[Exercise instructions]
Please set down all the lines beneath this one exactly, without the pictures.

______________________________

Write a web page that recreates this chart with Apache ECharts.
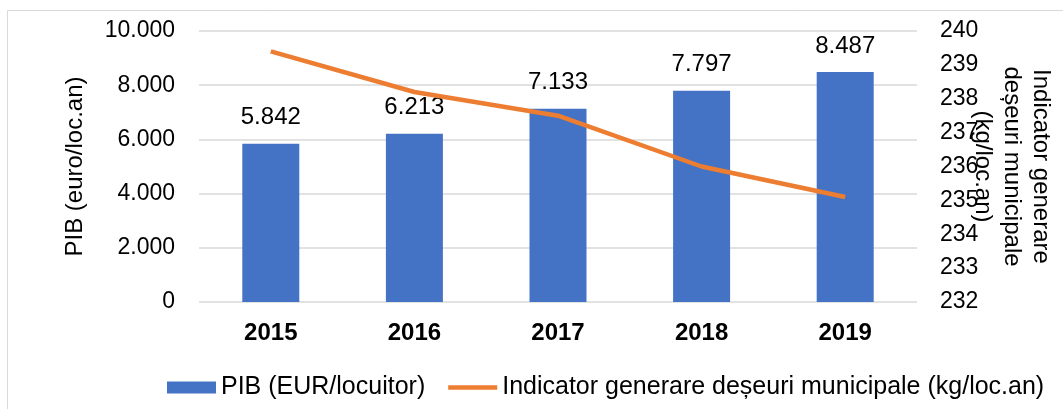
<!DOCTYPE html>
<html>
<head>
<meta charset="utf-8">
<script src="https://cdn.jsdelivr.net/npm/echarts@6/dist/echarts.min.js"></script>
<style>
  html, body { margin: 0; padding: 0; background: #fff; }
  #chart { width: 1063px; height: 409px; }
</style>
</head>
<body>
<div id="chart"></div>
<script>
const years = ['2015', '2016', '2017', '2018', '2019']
const pib = [5842, 6213, 7133, 7797, 8487]
const deseuri = [239.4, 238.2, 237.5, 236.0, 235.1]
const leftTicks = { min: 0, max: 10000, interval: 2000 }
const rightTicks = { min: 232, max: 240, interval: 1 }

// format numbers with dot as thousands separator
function fmt(v) {
    return String(v).replace(/\B(?=(\d{3})+(?!\d))/g, '.')
}

const font = 'Liberation Sans, Arial, sans-serif'
const chart = echarts.init(document.getElementById('chart'))
const option = {
    animation: false,
    textStyle: { fontFamily: font },
    graphic: [{
        type: 'rect',
        shape: { x: 7.5, y: 10.5, width: 1070, height: 420 },
        style: { fill: 'none', stroke: '#d9d9d9', lineWidth: 1 },
        silent: true
    }],
    grid: { left: 199, right: 146, top: 31, bottom: 107, containLabel: false, outerBoundsMode: 'none' },
    legend: {
        top: 370,
        left: 162,
        itemGap: 23,
        itemWidth: 49,
        itemHeight: 12,
        textStyle: { fontSize: 25, color: '#000', fontFamily: font },
        data: [
            { name: 'PIB (EUR/locuitor)', icon: 'rect' },
            { name: 'Indicator generare deșeuri municipale (kg/loc.an)', icon: 'path://M0,0 L53,0 L53,5 L0,5 Z' }
        ]
    },
    xAxis: {
        type: 'category',
        data: years,
        axisLine: { show: false },
        axisTick: { show: false },
        axisLabel: { fontSize: 24, fontWeight: 'bold', color: '#000', margin: 19 }
    },
    yAxis: [{
        type: 'value',
        min: leftTicks.min,
        max: leftTicks.max,
        interval: leftTicks.interval,
        name: 'PIB (euro/loc.an)',
        nameLocation: 'middle',
        nameGap: 112,
        nameMoveOverlap: false,
        nameTextStyle: { fontSize: 24, color: '#000' },
        axisLabel: { fontSize: 23, color: '#000', margin: 24, formatter: fmt },
        splitLine: { lineStyle: { color: '#d9d9d9', width: 1.5 } }
    }, {
        type: 'value',
        position: 'right',
        min: rightTicks.min,
        max: rightTicks.max,
        interval: rightTicks.interval,
        name: 'Indicator generare\ndeșeuri municipale\n(kg/loc.an)',
        nameLocation: 'middle',
        nameRotate: -90,
        nameGap: 51,
        nameMoveOverlap: false,
        nameTextStyle: { fontSize: 24, color: '#000', lineHeight: 29 },
        axisLabel: { fontSize: 23, color: '#000', margin: 23 },
        splitLine: { show: false }
    }],
    series: [{
        name: 'PIB (EUR/locuitor)',
        type: 'bar',
        data: pib,
        barWidth: 57,
        itemStyle: { color: '#4472c4' },
        label: {
            show: true,
            position: 'top',
            distance: 14,
            fontSize: 24,
            color: '#000',
            formatter: p => fmt(p.value)
        }
    }, {
        name: 'Indicator generare deșeuri municipale (kg/loc.an)',
        type: 'line',
        yAxisIndex: 1,
        data: deseuri,
        symbol: 'none',
        lineStyle: { color: '#ed7d31', width: 4.5 },
        itemStyle: { color: '#ed7d31' }
    }]
}
chart.setOption(option)
</script>
</body>
</html>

______________________________

[Result of the exercise]
Write a web page that recreates this chart with Apache ECharts.
<!DOCTYPE html>
<html>
<head>
<meta charset="utf-8">
<script src="https://cdn.jsdelivr.net/npm/echarts@6/dist/echarts.min.js"></script>
<style>
  html, body { margin: 0; padding: 0; background: #fff; }
  #chart { width: 1063px; height: 409px; }
</style>
</head>
<body>
<div id="chart"></div>
<script>
const years = ['2015', '2016', '2017', '2018', '2019']
const pib = [5842, 6213, 7133, 7797, 8487]
const deseuri = [239.4, 238.2, 237.5, 236.0, 235.1]
const leftTicks = { min: 0, max: 10000, interval: 2000 }
const rightTicks = { min: 232, max: 240, interval: 1 }

// format numbers with dot as thousands separator
function fmt(v) {
    return String(v).replace(/\B(?=(\d{3})+(?!\d))/g, '.')
}

const font = 'Liberation Sans, Arial, sans-serif'
const chart = echarts.init(document.getElementById('chart'))
const option = {
    animation: false,
    textStyle: { fontFamily: font },
    graphic: [{
        type: 'rect',
        shape: { x: 7.5, y: 10.5, width: 1070, height: 420 },
        style: { fill: 'none', stroke: '#d9d9d9', lineWidth: 1 },
        silent: true
    }],
    grid: { left: 199, right: 146, top: 31, bottom: 107, containLabel: false, outerBoundsMode: 'none' },
    legend: {
        top: 370,
        left: 162,
        itemGap: 23,
        itemWidth: 49,
        itemHeight: 12,
        textStyle: { fontSize: 25, color: '#000', fontFamily: font },
        data: [
            { name: 'PIB (EUR/locuitor)', icon: 'rect' },
            { name: 'Indicator generare deșeuri municipale (kg/loc.an)', icon: 'path://M0,0 L53,0 L53,5 L0,5 Z' }
        ]
    },
    xAxis: {
        type: 'category',
        data: years,
        axisLine: { show: false },
        axisTick: { show: false },
        axisLabel: { fontSize: 24, fontWeight: 'bold', color: '#000', margin: 19 }
    },
    yAxis: [{
        type: 'value',
        min: leftTicks.min,
        max: leftTicks.max,
        interval: leftTicks.interval,
        name: 'PIB (euro/loc.an)',
        nameLocation: 'middle',
        nameGap: 112,
        nameMoveOverlap: false,
        nameTextStyle: { fontSize: 24, color: '#000' },
        axisLabel: { fontSize: 23, color: '#000', margin: 24, formatter: fmt },
        splitLine: { lineStyle: { color: '#d9d9d9', width: 1.5 } }
    }, {
        type: 'value',
        position: 'right',
        min: rightTicks.min,
        max: rightTicks.max,
        interval: rightTicks.interval,
        name: 'Indicator generare\ndeșeuri municipale\n(kg/loc.an)',
        nameLocation: 'middle',
        nameRotate: -90,
        nameGap: 51,
        nameMoveOverlap: false,
        nameTextStyle: { fontSize: 24, color: '#000', lineHeight: 29 },
        axisLabel: { fontSize: 23, color: '#000', margin: 23 },
        splitLine: { show: false }
    }],
    series: [{
        name: 'PIB (EUR/locuitor)',
        type: 'bar',
        data: pib,
        barWidth: 57,
        itemStyle: { color: '#4472c4' },
        label: {
            show: true,
            position: 'top',
            distance: 14,
            fontSize: 24,
            color: '#000',
            formatter: p => fmt(p.value)
        }
    }, {
        name: 'Indicator generare deșeuri municipale (kg/loc.an)',
        type: 'line',
        yAxisIndex: 1,
        data: deseuri,
        symbol: 'none',
        lineStyle: { color: '#ed7d31', width: 4.5 },
        itemStyle: { color: '#ed7d31' }
    }]
}
chart.setOption(option)
</script>
</body>
</html>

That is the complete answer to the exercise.